Gelukkig volgt er wat helderheid. Er is niks gebeurd. Noch die anderen, noch ik zijn eigengereide opscheppers, we zijn schuldeloze kinderen van God. We zijn slechts bang en onzeker en we menen dat we de liefde van anderen nodig hebben in de vorm van complimenten en waardering. Dit als surrogaat van de echte Liefde die we willen. We menen een afgescheiden ikje te zijn dat moet vrezen voor de toorn van anderen /God en ons best moeten doen om de goedkeuring van anderen /God te krijgen. Angst en trots zijn twee kanten van dezelfde ego-medaille. Ze vormen een package-deal, zogezegd.

Mijn broeders en ik, en misschien jij ook wel een beetje, verdienen geen veroordeling voor onze uitsloverij maar we mogen wel een bevrijdingsles leren. Ik moet denken aan WB 26: Mijn aanvalgedachten zijn een aanval op mijn onkwetsbaarheid. Ik meen iets op te moeten houden waarvan ik meen dat het kwetsbaar is. Ik meen iets te moeten verdedigen tegen denkbeeldige aanvallers. Het speelt zich allemaal af in mijn denkgeest. De hele projectie van oordelende buitenstaanders en een dapper en vermoeid strijdend ikje.

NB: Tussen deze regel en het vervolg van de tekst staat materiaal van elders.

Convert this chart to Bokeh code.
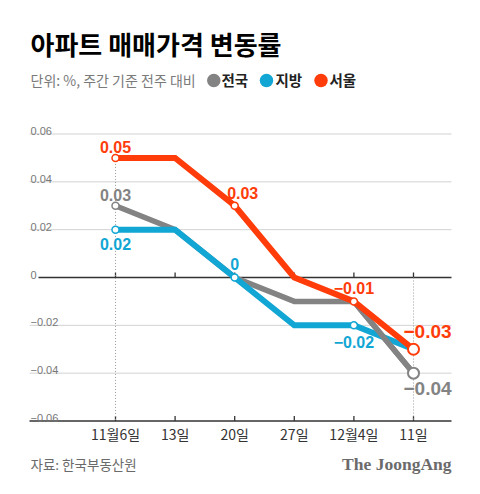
from bokeh.plotting import figure
from bokeh.models import Range1d
from bokeh.embed import file_html
from bokeh.resources import INLINE
from bokeh.core.properties import value

# ---------------- data ----------------
dates = ["11월6일", "13일", "20일", "27일", "12월4일", "11일"]
national = [0.03, 0.02, 0.0, -0.01, -0.01, -0.04]   # 전국
regional = [0.02, 0.02, 0.0, -0.02, -0.02, -0.03]   # 지방
seoul = [0.05, 0.05, 0.03, 0.0, -0.01, -0.03]       # 서울
y_ticks = [0.06, 0.04, 0.02, 0.0, -0.02, -0.04, -0.06]
y_tick_labels = ["0.06", "0.04", "0.02", "0", "−0.02", "−0.04", "−0.06"]
series_names = ["전국", "지방", "서울"]

title_text = "아파트 매매가격 변동률"
subtitle_text = "단위: %, 주간 기준 전주 대비"
source_text = "자료: 한국부동산원"
brand_text = "The JoongAng"

# ---------------- style ----------------
GRAY = "#838383"
BLUE = "#12a6d4"
RED = "#ff3c0a"
KR = "Noto Sans CJK KR"
NUM = "Liberation Sans"

W, H = 480, 494
X0_PX, STEP = 115.0, 59.6      # screen x of first category, spacing
Y0_PX, SCALE = 277.0, 2391.7   # screen y of value 0, px per unit


def sx(px):
    return (px - X0_PX) / STEP


def sy(py):
    return (Y0_PX - py) / SCALE


def fmt(v):
    if abs(v) < 1e-12:
        return "0"
    return ("−" if v < 0 else "") + f"{abs(v):.2f}"


p = figure(width=W, height=H, output_backend="svg", toolbar_location=None,
           x_range=Range1d(sx(0), sx(W)), y_range=Range1d(sy(H), sy(0)),
           x_axis_type=None, y_axis_type=None, min_border=0,
           min_border_left=0, min_border_right=0, min_border_top=0, min_border_bottom=0)
p.outline_line_color = None
p.grid.visible = False
p.background_fill_color = "white"
p.border_fill_color = "white"

n = len(dates)
xs = list(range(n))

# gridlines
light = [t for t in y_ticks if t not in (0.0, y_ticks[-1])]
p.segment(x0=[sx(29)] * len(light), x1=[sx(451)] * len(light), y0=light, y1=light,
          line_color="#d2d2d2", line_width=1)
p.segment(x0=[sx(38)], x1=[sx(451)], y0=[0.0], y1=[0.0], line_color="#333333", line_width=1.3)
p.segment(x0=[sx(29)], x1=[sx(451)], y0=[y_ticks[-1]], y1=[y_ticks[-1]],
          line_color="#333333", line_width=1.3)

# tick marks
tick_len = 5 / SCALE
p.segment(x0=xs, x1=xs, y0=[0.0] * n, y1=[tick_len] * n, line_color="#333333", line_width=1.3)
p.segment(x0=xs, x1=xs, y0=[y_ticks[-1]] * n, y1=[y_ticks[-1] + tick_len] * n,
          line_color="#333333", line_width=1.3)

# dotted verticals at first and last week
first_top = max(national[0], regional[0], seoul[0])
p.segment(x0=[0, n - 1], x1=[0, n - 1], y0=[first_top, 0.0], y1=[y_ticks[-1]] * 2,
          line_color="#9a9a9a", line_width=1, line_dash="1 2")

# y tick labels
p.text(x=[sx(30)] * len(y_ticks), y=y_ticks, text=y_tick_labels, y_offset=-3,
       text_align="left", text_baseline="alphabetic", text_font=value(NUM),
       text_font_size="11px", text_color="#777777")

# x labels
p.text(x=xs, y=[y_ticks[-1]] * n, text=dates, y_offset=13, text_align="center",
       text_baseline="middle", text_font=value(KR), text_font_size="14px", text_color="#333333")

# lines
p.line(xs, national, line_color=GRAY, line_width=5.5, line_join="miter")
p.line(xs, regional, line_color=BLUE, line_width=6, line_join="miter")
p.line(xs[4:], national[4:], line_color=GRAY, line_width=5.5, line_join="miter")
p.line(xs, seoul, line_color=RED, line_width=6, line_join="miter")

# markers
def markers(idx, vals, color, size, lw):
    p.scatter([xs[i] for i in idx], [vals[i] for i in idx], size=size, fill_color="white",
              line_color=color, line_width=lw)

markers([0], national, GRAY, 7, 1.5)
markers([0, 2, 4], regional, BLUE, 7, 1.5)
markers([0, 2, 4], seoul, RED, 7, 1.5)
markers([5], national, GRAY, 11, 2)
markers([5], seoul, RED, 11, 2)

# value labels
def vlabel(vals, i, color, dx, dy, size):
    p.text(x=[xs[i]], y=[vals[i]], text=[fmt(vals[i])], x_offset=dx, y_offset=dy,
           text_align="center", text_baseline="middle", text_font=value(NUM),
           text_font_size=size, text_font_style="bold", text_color=color)

vlabel(seoul, 0, RED, 0, -11, "16px")
vlabel(national, 0, GRAY, 0, -11, "16px")
vlabel(regional, 0, BLUE, 0, 14, "16px")
vlabel(seoul, 2, RED, 8, -12.5, "16px")
vlabel(regional, 2, BLUE, 0, -14, "16px")
vlabel(seoul, 4, RED, 0, -13, "16px")
vlabel(regional, 4, BLUE, 0, 16.5, "16px")
vlabel(seoul, 5, RED, 14, -17.5, "19px")
vlabel(national, 5, GRAY, 14, 15.5, "19px")

# title & subtitle
p.text(x=[sx(30)], y=[sy(43)], text=[title_text], text_align="left", text_baseline="middle",
       text_font=value(KR), text_font_size="26px", text_font_style="bold",
       text_color="#000000")
p.text(x=[sx(30)], y=[sy(79)], text=[subtitle_text], text_align="left", text_baseline="middle",
       text_font=value(KR), text_font_size="14px", text_color="#7a7a7a")

# legend
leg_dot_x = [213.3, 266.0, 320.5]
leg_txt_x = [221.0, 275.0, 329.0]
for c, dxp, txp, name in zip([GRAY, BLUE, RED], leg_dot_x, leg_txt_x, series_names):
    p.scatter([sx(dxp)], [sy(80)], size=13.5, fill_color=c, line_color=None)
    p.text(x=[sx(txp)], y=[sy(79)], text=[name], text_align="left", text_baseline="middle",
           text_font=value(KR), text_font_size="14.5px", text_font_style="bold",
           text_color="#222222")

# footer
p.text(x=[sx(30)], y=[sy(463)], text=[source_text], text_align="left", text_baseline="middle",
       text_font=value(KR), text_font_size="13.5px", text_color="#6a6a6a")
p.text(x=[sx(451)], y=[sy(463)], text=[brand_text], text_align="right", text_baseline="middle",
       text_font=value("Liberation Serif"), text_font_size="17.5px", text_font_style="bold",
       text_color="#6b6b6b")

open("out.html", "w").write(file_html(p, INLINE))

Heer, dit zelfde ikje heeft niet de kracht om dit zomaar los te laten, om de medaille op te geven. De trots-angst-gevoelens lijken aan me vast te kleven. Er moet echter een andere manier zijn en ik heb altijd de keuze om te zeggen dat ik Uw hulp nodig heb. Heer, kom binnen door die piepkleine opening in mijn denkgeest. Van U is de kracht, de vergeving en de vrede. Dank.

Egoïstische gulzigaard

gulzig

De Cursus wordt pas interessant en vooral confronterend als we deze echt proberen toe te passen op concrete situaties. Neem de Werkboekles van vandaag (21): “Ik ben vastbesloten de dingen anders te zien”. Tuurlijk, ik wil dingen best wel anders zien en ik zal eens een beetje rommelen met dit idee. Maar nu concreet. Er verschijnt een man in m’n bewustzijn. Ik vind hem nukkig en stil maar wat me het meest irriteert is zijn botte egocentrisme. Bij een buffet staat hij bijvoorbeeld altijd vooraan en vervolgens schept hij onevenredig veel op van de lekkerste gerechten. Grrr, wat een ongebreidelde gulzigheid en wat een aso.

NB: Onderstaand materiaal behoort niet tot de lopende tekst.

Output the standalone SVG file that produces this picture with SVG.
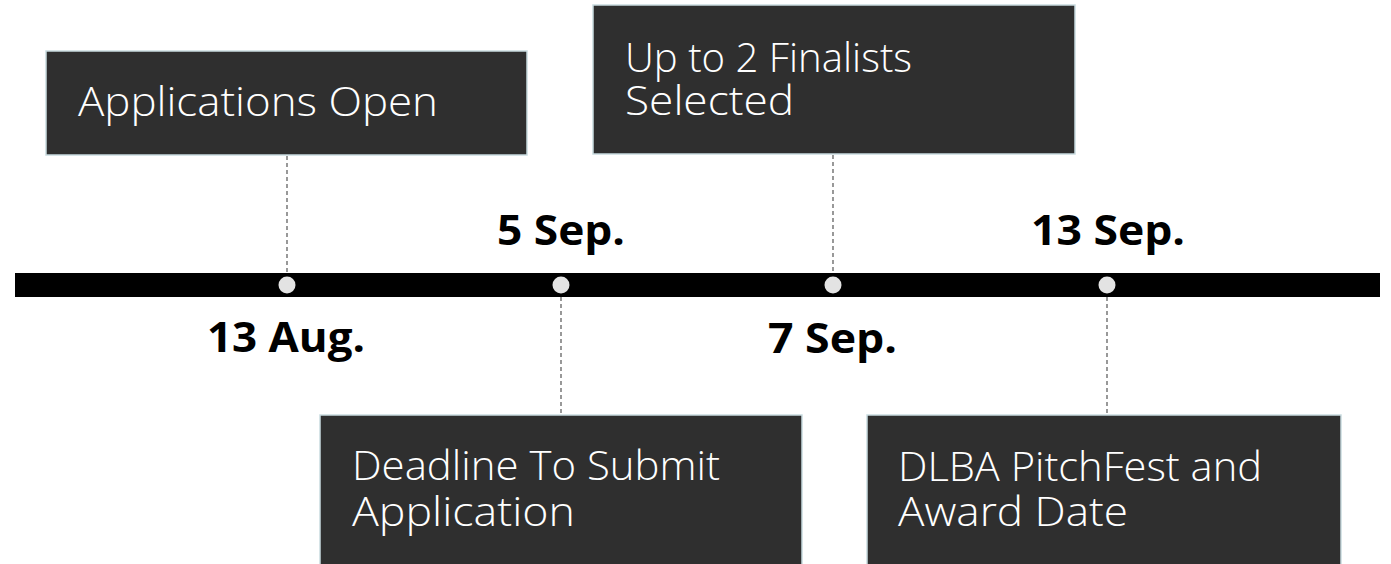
<svg xmlns="http://www.w3.org/2000/svg" width="1391" height="564" viewBox="0 0 1391 564">
<style>
.box{fill:#2f2f2f;stroke:#c9dbe0;stroke-width:1.5}
.bt{fill:#ffffff;font-family:"Open Sans","Liberation Sans",sans-serif;font-weight:300;font-size:40px}
.dt{fill:#000000;font-family:"Open Sans","Liberation Sans",sans-serif;font-weight:700;font-size:42px}
.dash{stroke:#555555;stroke-width:1.2;stroke-dasharray:4 3;fill:none}
.dot{fill:#e3e3e3}
</style>
<rect width="1391" height="564" fill="#ffffff"/>
<g id="connectors">
<line class="dash" x1="287" y1="156" x2="287" y2="273"/>
<line class="dash" x1="833" y1="155" x2="833" y2="273"/>
<line class="dash" x1="561" y1="297" x2="561" y2="415"/>
<line class="dash" x1="1107" y1="297" x2="1107" y2="415"/>
</g>
<g id="timeline">
<rect x="15" y="273" width="1365" height="24" fill="#000000"/>
<circle class="dot" cx="287" cy="285" r="8.5"/>
<circle class="dot" cx="561" cy="285" r="8.5"/>
<circle class="dot" cx="833" cy="285" r="8.5"/>
<circle class="dot" cx="1107" cy="285" r="8.5"/>
</g>
<g id="node-applications-open">
<rect class="box" x="46" y="51" width="481" height="104"/>
<text class="bt" x="78" y="116" textLength="360" lengthAdjust="spacingAndGlyphs">Applications Open</text>
</g>
<g id="node-finalists">
<rect class="box" x="593" y="5" width="482" height="149"/>
<text class="bt" x="625" y="72" textLength="287" lengthAdjust="spacingAndGlyphs">Up to 2 Finalists</text>
<text class="bt" x="625" y="115" textLength="169" lengthAdjust="spacingAndGlyphs">Selected</text>
</g>
<g id="node-deadline">
<rect class="box" x="320" y="415" width="482" height="160"/>
<text class="bt" x="352" y="480" textLength="368" lengthAdjust="spacingAndGlyphs">Deadline To Submit</text>
<text class="bt" x="352" y="526" textLength="223" lengthAdjust="spacingAndGlyphs">Application</text>
</g>
<g id="node-pitchfest">
<rect class="box" x="867" y="415" width="474" height="160"/>
<text class="bt" x="898" y="481" textLength="364" lengthAdjust="spacingAndGlyphs">DLBA PitchFest and</text>
<text class="bt" x="898" y="526" textLength="230" lengthAdjust="spacingAndGlyphs">Award Date</text>
</g>
<g id="date-13aug"><text class="dt" x="207" y="352" textLength="158" lengthAdjust="spacingAndGlyphs">13 Aug.</text></g>
<g id="date-5sep"><text class="dt" x="497" y="245" textLength="128" lengthAdjust="spacingAndGlyphs">5 Sep.</text></g>
<g id="date-7sep"><text class="dt" x="768" y="353" textLength="129" lengthAdjust="spacingAndGlyphs">7 Sep.</text></g>
<g id="date-13sep"><text class="dt" x="1031" y="245" textLength="154" lengthAdjust="spacingAndGlyphs">13 Sep.</text></g>
</svg>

Wat is de eigenschap die ik het meest in hem verafschuw? In Jip en Janneke taal; zijn ik-hebbe-hebbe houding. Nogmaals WB 21: ik ben vastbesloten zijn ik-hebbe-hebbe houding anders te zien. Echt waar? Nee, ik ervaar direct weerstand. Ik heb helemaal geen zin om m’n afschuw hiervan te onderdrukken. Ik vind het verfoeilijk.

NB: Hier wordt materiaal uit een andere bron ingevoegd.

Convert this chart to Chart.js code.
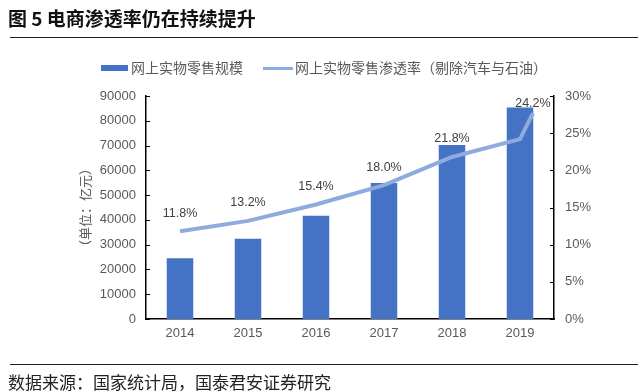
<!DOCTYPE html>
<html>
<head>
<meta charset="utf-8">
<script src="https://cdn.jsdelivr.net/npm/chart.js@4.4.1/dist/chart.umd.min.js"></script>
<style>
  html, body { margin: 0; padding: 0; background: #fff; }
  #wrap { position: relative; width: 640px; height: 392px; overflow: hidden; font-family: "Noto Sans CJK SC", sans-serif; }
  #chart { position: absolute; left: 0; top: 0; }
  .title { position: absolute; left: 8px; top: 4px; font-size: 19px; font-weight: bold; color: #111; white-space: nowrap; }
  .rule { position: absolute; left: 10px; width: 628px; height: 0; border-top: 1.5px solid #222; }
  .legend { position: absolute; top: 57px; font-size: 14px; color: #595959; white-space: nowrap; line-height: 20px; }
  .legend .box { display: inline-block; width: 27px; height: 6px; background: #4472C4; vertical-align: middle; margin-right: 3px; position: relative; top: -1px; }
  .legend .ln { display: inline-block; width: 30px; height: 3px; background: #8FAADC; vertical-align: middle; margin-right: 2px; position: relative; top: -1px; }
  .source { position: absolute; left: 8px; top: 369px; font-size: 17px; color: #222; white-space: nowrap; }
</style>
</head>
<body>
<div id="wrap">
  <canvas id="chart" width="640" height="392"></canvas>
  <div class="title">图 5 电商渗透率仍在持续提升</div>
  <div class="rule" style="top:37px"></div>
  <div class="legend" style="left:101px"><span class="box"></span>网上实物零售规模</div>
  <div class="legend" style="left:263px"><span class="ln"></span>网上实物零售渗透率（剔除汽车与石油）</div>
  <div class="rule" style="top:364px"></div>
  <div class="source">数据来源：国家统计局，国泰君安证券研究</div>
</div>
<script>
    "use strict";

    const years = ['2014', '2015', '2016', '2017', '2018', '2019'];
    const retailScale = [24500, 32400, 41700, 54900, 70200, 85400];   // 亿元
    const penetration = [11.8, 13.2, 15.4, 18.0, 21.8, 24.2];         // %
    // the original line runs on past 2019 to a short tail end
    const tailPoint = { x: 5.19, y: 27.7 };

    const barColor = '#4472C4';
    const lineColor = '#8FAADC';
    const textColor = '#595959';

    const linePoints = penetration.map((v, i) => ({ x: i, y: v }));
    linePoints.push(tailPoint);

    // inward tick marks on both value axes + line labels
    const decorPlugin = {
        id: 'decor',
        afterDraw(chart) {
            const ctx = chart.ctx;
            ctx.save();
            ctx.strokeStyle = '#000';
            ctx.lineWidth = 1;
            ['y', 'y1'].forEach(function (id) {
                const sc = chart.scales[id];
                const x0 = id === 'y' ? sc.right : sc.left;
                const dir = id === 'y' ? 1 : -1;
                sc.ticks.forEach(function (t) {
                    const py = Math.round(sc.getPixelForValue(t.value)) + 0.5;
                    ctx.beginPath();
                    ctx.moveTo(x0, py);
                    ctx.lineTo(x0 + dir * 4, py);
                    ctx.stroke();
                });
            });

            const pts = chart.getDatasetMeta(1).data;
            ctx.fillStyle = '#404040';
            ctx.font = '12.5px "Liberation Sans", Arial, sans-serif';
            ctx.textAlign = 'center';
            ctx.textBaseline = 'middle';
            penetration.forEach(function (v, i) {
                const last = i === penetration.length - 1;
                const p = last ? pts[pts.length - 1] : pts[i];
                ctx.fillText(v.toFixed(1) + '%', p.x, p.y - (last ? 10 : 18));
            });
            ctx.restore();
        }
    };

    new Chart(document.getElementById('chart'), {
        type: 'bar',
        data: {
            labels: years,
            datasets: [{
                type: 'bar',
                label: '网上实物零售规模',
                data: retailScale,
                backgroundColor: barColor,
                borderWidth: 0,
                grouped: false,
                categoryPercentage: 1,
                barPercentage: 0.39,
                yAxisID: 'y',
                xAxisID: 'x',
                order: 2
            }, {
                type: 'line',
                label: '网上实物零售渗透率（剔除汽车与石油）',
                data: linePoints,
                borderColor: lineColor,
                borderWidth: 4,
                pointRadius: 0,
                tension: 0,
                fill: false,
                yAxisID: 'y1',
                xAxisID: 'xl',
                order: 1
            }]
        },
        options: {
            responsive: false,
            animation: false,
            devicePixelRatio: 1,
            layout: { padding: { left: 79, right: 36, top: 96, bottom: 43 } },
            plugins: {
                legend: { display: false },
                title: { display: false },
                tooltip: { enabled: false }
            },
            scales: {
                x: {
                    type: 'category',
                    offset: true,
                    grid: { display: false, tickLength: 0 },
                    border: { display: true, color: '#000', width: 1.5 },
                    ticks: { color: textColor, padding: 7, font: { size: 13, family: '"Liberation Sans", Arial, sans-serif' } },
                    afterFit(scale) { scale.height = 30; }
                },
                xl: {
                    type: 'linear',
                    display: false,
                    offset: false,
                    bounds: 'data',
                    min: -0.5,
                    max: 5.5
                },
                y: {
                    position: 'left',
                    min: 0,
                    max: 90000,
                    grid: { display: false, tickLength: 0 },
                    border: { display: true, color: '#000', width: 1.5 },
                    ticks: {
                        stepSize: 10000,
                        color: textColor,
                        padding: 10,
                        font: { size: 13, family: '"Liberation Sans", Arial, sans-serif' },
                        callback: function (v) { return String(v); }
                    },
                    title: {
                        display: true,
                        text: '（单位：亿元）',
                        color: textColor,
                        padding: 0,
                        font: { size: 13, family: '"Noto Sans CJK SC", sans-serif', lineHeight: 1 }
                    },
                    afterFit(scale) { scale.width = 67; }
                },
                y1: {
                    position: 'right',
                    min: 0,
                    max: 30,
                    grid: { display: false, tickLength: 0 },
                    border: { display: true, color: '#000', width: 1.5 },
                    ticks: {
                        stepSize: 5,
                        color: textColor,
                        padding: 11,
                        font: { size: 13, family: '"Liberation Sans", Arial, sans-serif' },
                        callback: function (v) { return v + '%'; }
                    },
                    afterFit(scale) { scale.width = 50; }
                }
            }
        },
        plugins: [decorPlugin]
    });
</script>
</body>
</html>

En nu de confronterende kracht van de Cursus: wat ik in hem zo verafschuw is iets wat ik in mezelf zie, niet accepteer en naar “buiten” (op hem) heb geprojecteerd. NEE, schreeuwt mijn ego, HIJ is een hebbe-hebbe-egoïst, IK niet. Hier wil ik helemaal niet aan, ik wil dit trekje helemaal niet in mezelf zien en ik verfoei dit juist. Maar dan, oh zo pijnlijk, komen er situaties in m’n denkgeest naar boven waarin ik onmiskenbaar ik-hebbe-hebbe gedrag vertoon. Op metafysisch niveau is mijn hele geloof dat ik een afgescheiden ikje ben zelfs een illustratie van het ik-hebbe-hebbe geloof. De eeuwige en onbegrensde liefde van God is me niet genoeg. Ik wil me “ik” voelen, dit heeft direct een gevoel van schuld en gemis tot gevolg. Ik wil de leegheid opvullen met van alles en nog wat, zelfs met de lekkerste hapjes van het buffet. En ook ik, ai ai wat akelig, ben bang hierbij tekort te komen. Er is een angstige egoïst voor nodig om een (zogenaamd) andere angstige egoïst te herkennen.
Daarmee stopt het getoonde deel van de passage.